> [Task objective]
Return the material exactly as supplied, apart from the pictures, which are omitted.

***** Stored data

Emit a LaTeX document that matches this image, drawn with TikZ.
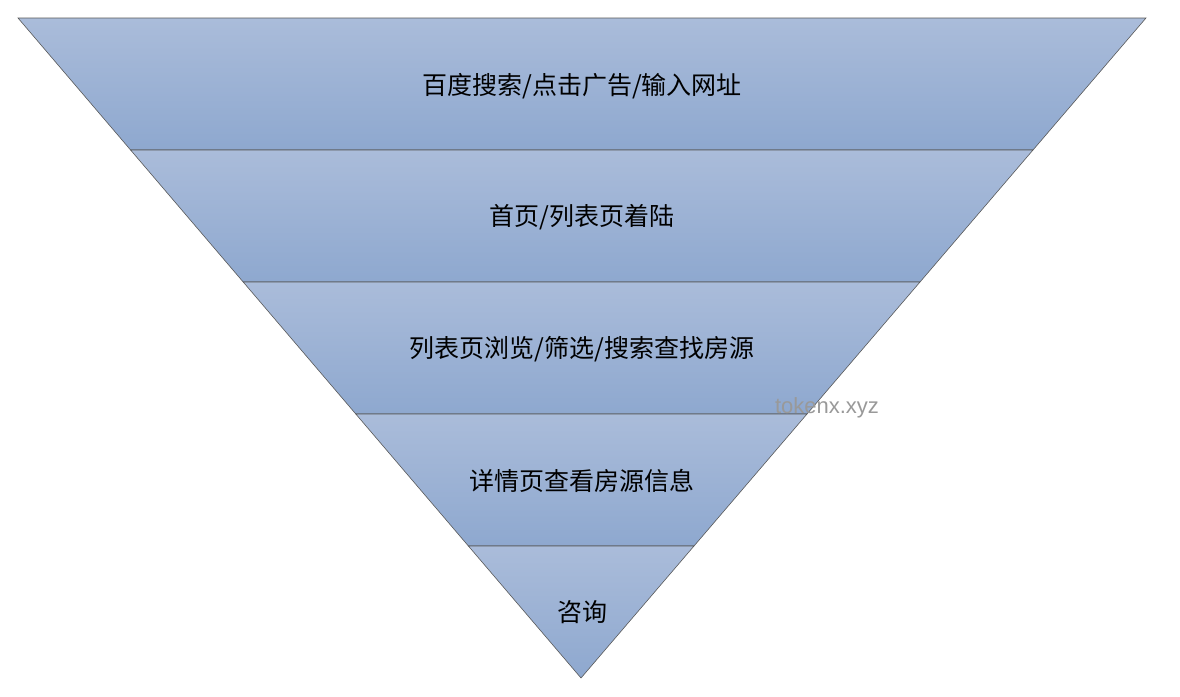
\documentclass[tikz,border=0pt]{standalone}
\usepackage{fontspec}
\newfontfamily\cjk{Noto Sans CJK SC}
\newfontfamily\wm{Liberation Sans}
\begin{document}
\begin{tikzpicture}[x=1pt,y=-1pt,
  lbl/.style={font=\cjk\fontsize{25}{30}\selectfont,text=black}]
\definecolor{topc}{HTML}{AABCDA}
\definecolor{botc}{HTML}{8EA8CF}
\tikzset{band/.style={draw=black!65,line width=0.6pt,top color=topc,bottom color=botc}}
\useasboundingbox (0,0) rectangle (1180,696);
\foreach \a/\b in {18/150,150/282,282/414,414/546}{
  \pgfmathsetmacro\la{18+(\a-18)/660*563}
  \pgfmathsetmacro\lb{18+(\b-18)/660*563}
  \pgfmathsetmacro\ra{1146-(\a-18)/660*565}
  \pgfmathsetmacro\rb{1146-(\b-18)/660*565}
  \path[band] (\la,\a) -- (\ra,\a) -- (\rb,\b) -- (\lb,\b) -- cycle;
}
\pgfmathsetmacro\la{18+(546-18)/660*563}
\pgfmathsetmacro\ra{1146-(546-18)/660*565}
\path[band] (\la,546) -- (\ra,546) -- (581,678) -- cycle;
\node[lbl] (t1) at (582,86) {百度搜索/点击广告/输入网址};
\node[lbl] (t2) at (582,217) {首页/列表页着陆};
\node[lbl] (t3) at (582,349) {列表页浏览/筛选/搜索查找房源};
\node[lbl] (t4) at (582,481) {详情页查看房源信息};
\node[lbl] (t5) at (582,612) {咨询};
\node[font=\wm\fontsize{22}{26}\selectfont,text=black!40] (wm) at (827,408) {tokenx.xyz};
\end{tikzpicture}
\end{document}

**********

> [Expected answer]
Emit a LaTeX document that matches this image, drawn with TikZ.
\documentclass[tikz,border=0pt]{standalone}
\usepackage{fontspec}
\newfontfamily\cjk{Noto Sans CJK SC}
\newfontfamily\wm{Liberation Sans}
\begin{document}
\begin{tikzpicture}[x=1pt,y=-1pt,
  lbl/.style={font=\cjk\fontsize{25}{30}\selectfont,text=black}]
\definecolor{topc}{HTML}{AABCDA}
\definecolor{botc}{HTML}{8EA8CF}
\tikzset{band/.style={draw=black!65,line width=0.6pt,top color=topc,bottom color=botc}}
\useasboundingbox (0,0) rectangle (1180,696);
\foreach \a/\b in {18/150,150/282,282/414,414/546}{
  \pgfmathsetmacro\la{18+(\a-18)/660*563}
  \pgfmathsetmacro\lb{18+(\b-18)/660*563}
  \pgfmathsetmacro\ra{1146-(\a-18)/660*565}
  \pgfmathsetmacro\rb{1146-(\b-18)/660*565}
  \path[band] (\la,\a) -- (\ra,\a) -- (\rb,\b) -- (\lb,\b) -- cycle;
}
\pgfmathsetmacro\la{18+(546-18)/660*563}
\pgfmathsetmacro\ra{1146-(546-18)/660*565}
\path[band] (\la,546) -- (\ra,546) -- (581,678) -- cycle;
\node[lbl] (t1) at (582,86) {百度搜索/点击广告/输入网址};
\node[lbl] (t2) at (582,217) {首页/列表页着陆};
\node[lbl] (t3) at (582,349) {列表页浏览/筛选/搜索查找房源};
\node[lbl] (t4) at (582,481) {详情页查看房源信息};
\node[lbl] (t5) at (582,612) {咨询};
\node[font=\wm\fontsize{22}{26}\selectfont,text=black!40] (wm) at (827,408) {tokenx.xyz};
\end{tikzpicture}
\end{document}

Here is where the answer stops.